Everyday life for an IT teacher is busy. As an ICT (Information and Communication Technology) integrationist and educator, Westcott juggles multiple schedules, his own and the schedules built around the computer labs.

He teaches IGCSE (International General Certificate of Secondary Education) ICT, preparing the students for an externally assessed exam from Cambridge.

He gives lessons on Information and Communication Technology, and also serves as a technology integrationist for the team of teachers. He offers application support, exploring programs and websites that are not just Microsoft Office and Google Search, but in the likes of Pages, Photoshop, Prezi or the utilization of the school's online library databases.

"I also attend weekly department meetings, and discuss with teachers their upcoming units," he says. "As partners in the process, we brainstorm ways we can integrate the technology we have into the objectives of their subject, usually in ways that prepare the students to communicate the information they have learned in effective ways."

In between teaching and partnering with teachers, he is involved in many ICT related projects and initiatives such as yearbook, grade book development, the merit and demerit process, website resources and department planning.

"My job keeps me busy, but I just love it. I love being a teacher and love being with my students," he says. "I live for those moments when students see how they can use a new tool of technology to communicate in a creative or personalized way, or when a fellow teacher decides they will change a way something is taught because they found a more effective way to do so through technology."

Westcott has headed and joined many of the school's IT projects.

He transitioned the Pudong secondary school from teaching technology in a stand-alone classroom to teaching technology in authentic situations found in all subjects.
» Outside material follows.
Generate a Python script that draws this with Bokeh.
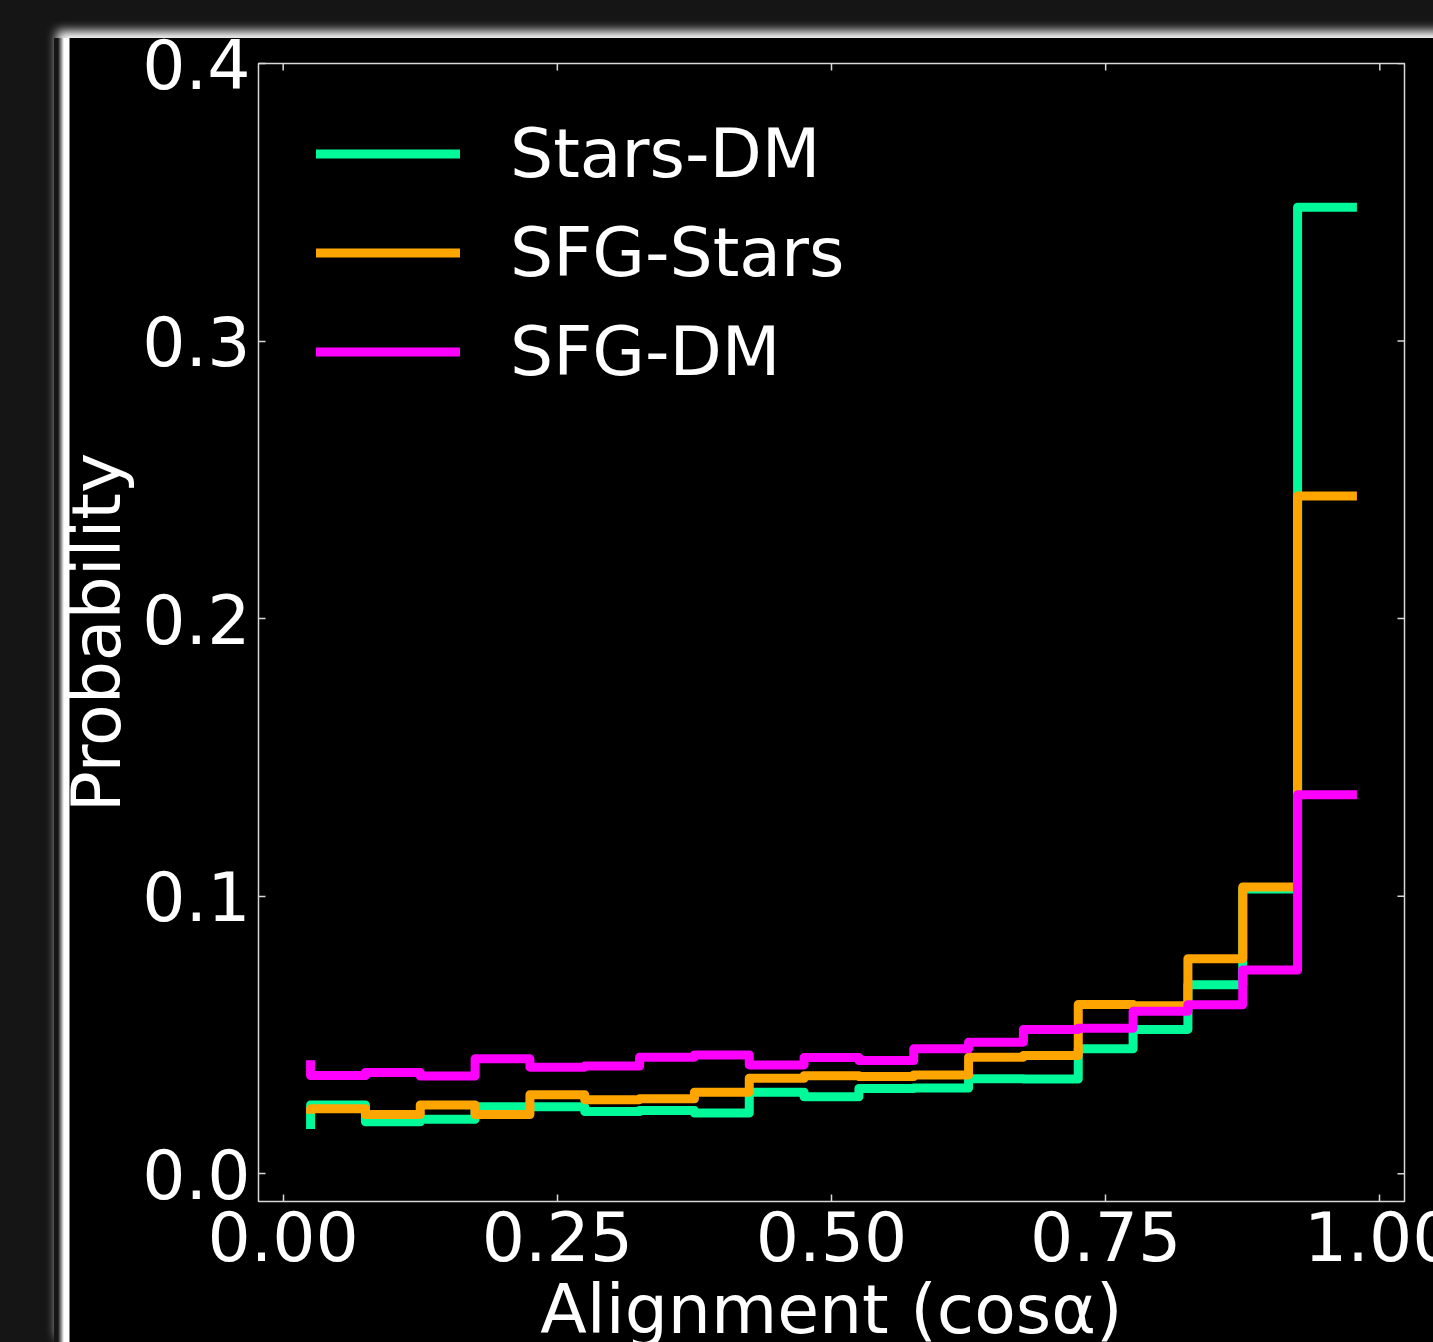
from bokeh.plotting import figure
from bokeh.models import Range1d, FixedTicker, Legend, LegendItem
from bokeh.layouts import column
from bokeh.embed import file_html
from bokeh.resources import INLINE

# Bin centres of the cos(alpha) histogram (steps drawn "before" each point)
x_centres = [0.025, 0.075, 0.125, 0.175, 0.225, 0.275, 0.325, 0.375, 0.425, 0.475,
             0.525, 0.575, 0.625, 0.675, 0.725, 0.775, 0.825, 0.875, 0.925, 0.975]

stars_dm = [0.0177, 0.0248, 0.0187, 0.0196, 0.0241, 0.0241, 0.0224, 0.0228, 0.0219, 0.0294,
            0.0277, 0.0307, 0.0309, 0.0342, 0.0341, 0.0450, 0.0520, 0.0681, 0.1026, 0.3482]
sfg_stars = [0.0232, 0.0234, 0.0213, 0.0248, 0.0213, 0.0285, 0.0267, 0.0270, 0.0294, 0.0344,
             0.0353, 0.0350, 0.0356, 0.0420, 0.0426, 0.0610, 0.0605, 0.0775, 0.1033, 0.2442]
sfg_dm = [0.0393, 0.0354, 0.0365, 0.0352, 0.0414, 0.0384, 0.0388, 0.0420, 0.0428, 0.0392,
          0.0419, 0.0408, 0.0450, 0.0474, 0.0520, 0.0524, 0.0585, 0.0609, 0.0734, 0.1365]

series_names = ["Stars-DM", "SFG-Stars", "SFG-DM"]
series_colors = ["#00FA9A", "#FFA500", "#FF00FF"]

x_ticks = [0.0, 0.25, 0.5, 0.75, 1.0]
x_tick_labels = ["0.00", "0.25", "0.50", "0.75", "1.00"]
y_ticks = [0.0, 0.1, 0.2, 0.3, 0.4]
y_tick_labels = ["0.0", "0.1", "0.2", "0.3", "0.4"]

X_MIN, X_MAX = -0.0225, 1.0225
Y_MIN, Y_MAX = -0.01, 0.40

FONT = "DejaVu Sans"
FS = "68px"
EDGE = "#d8d8d8"
FIG_LEFT = 54
PANEL_EDGE = 70 - FIG_LEFT   # where the black panel starts inside the figure

p = figure(width=1419, height=1313,
           x_range=Range1d(X_MIN, X_MAX), y_range=Range1d(Y_MIN, Y_MAX),
           output_backend="svg", toolbar_location=None,
           min_border_left=0, min_border_right=69,
           min_border_top=25, min_border_bottom=0,
           background_fill_color="black", border_fill_alpha=0,
           outline_line_color=EDGE, outline_line_width=1.5,
           margin=(38, 0, 0, FIG_LEFT),
           styles={
               "background": "linear-gradient(to right, rgba(255,255,255,0) 0px, "
                             f"rgba(255,255,255,0) {PANEL_EDGE - 12}px, "
                             f"#ffffff {PANEL_EDGE - 6}px, #ffffff {PANEL_EDGE - 1}px, "
                             f"#000000 {PANEL_EDGE}px, #000000 100%)",
               "box-shadow": "0 -10px 10px -3px #ffffff",
           })
p.grid.visible = False

renderers = []
for ys, color in zip([stars_dm, sfg_stars, sfg_dm], series_colors):
    r = p.step(x_centres, ys, mode="before", line_color=color, line_width=9,
               line_join="round", line_cap="square")
    renderers.append(r)


def style_axis(ax, ticks, labels):
    ax.ticker = FixedTicker(ticks=ticks)
    ax.major_label_overrides = {t: l for t, l in zip(ticks, labels)}
    ax.axis_line_color = None
    ax.major_tick_line_color = EDGE
    ax.major_tick_line_width = 1.5
    ax.major_tick_in = 7
    ax.major_tick_out = 0
    ax.minor_tick_line_color = None
    ax.major_label_text_color = "white"
    ax.major_label_text_font = FONT
    ax.major_label_text_font_size = FS
    ax.axis_label_text_color = "white"
    ax.axis_label_text_font = FONT
    ax.axis_label_text_font_size = FS
    ax.axis_label_text_font_style = "normal"


xaxis = p.xaxis[0]
style_axis(xaxis, x_ticks, x_tick_labels)
xaxis.major_label_standoff = 9
xaxis.axis_label = "Alignment (cos\u03b1)"
xaxis.axis_label_standoff = 6

yaxis = p.yaxis[0]
style_axis(yaxis, y_ticks, y_tick_labels)
yaxis.major_label_standoff = 8
yaxis.axis_label = "Probability"
yaxis.axis_label_standoff = 3

# Inward tick marks mirrored on the top and right edges of the frame
TICK_DY = 7 * (Y_MAX - Y_MIN) / 1137
TICK_DX = 7 * (X_MAX - X_MIN) / 1146
p.segment(x0=x_ticks, x1=x_ticks, y0=[Y_MAX] * len(x_ticks),
          y1=[Y_MAX - TICK_DY] * len(x_ticks), line_color=EDGE, line_width=1.5)
p.segment(x0=[X_MAX] * len(y_ticks), x1=[X_MAX - TICK_DX] * len(y_ticks),
          y0=y_ticks, y1=y_ticks, line_color=EDGE, line_width=1.5)

legend = Legend(items=[LegendItem(label=n, renderers=[r])
                       for n, r in zip(series_names, renderers)],
                location=(58, 800), background_fill_alpha=0, border_line_alpha=0,
                padding=0, margin=0, spacing=0,
                glyph_width=144, glyph_height=99, label_height=99,
                label_standoff=50, label_text_color="white",
                label_text_font=FONT, label_text_font_size=FS)
p.add_layout(legend)

page = column(p, width=1433, height=1342,
              styles={"background-color": "#151515", "overflow": "hidden"})

open("out.html", "w").write(file_html(page, INLINE))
He created the school's official grade book they have been using for two years and also helped lead the setup of the school's electronic merit & demerit system, working with the school's IT department.

"I am currently helping the school's Yearbook Committee create the Yearbook without an outside vendor using InDesign, something I am learning more about myself. As an educator, we model the fact we never stop learning," Westcott says.

In spite of the rapid development in technology, Westcott thinks teaching and learning has not changed, but the number of ways we can teach and learn has.

"As an educator and technology coach, I realize that not all tools are for everyone, but believe there are enough technology options that work for every subject, teacher and student," he says.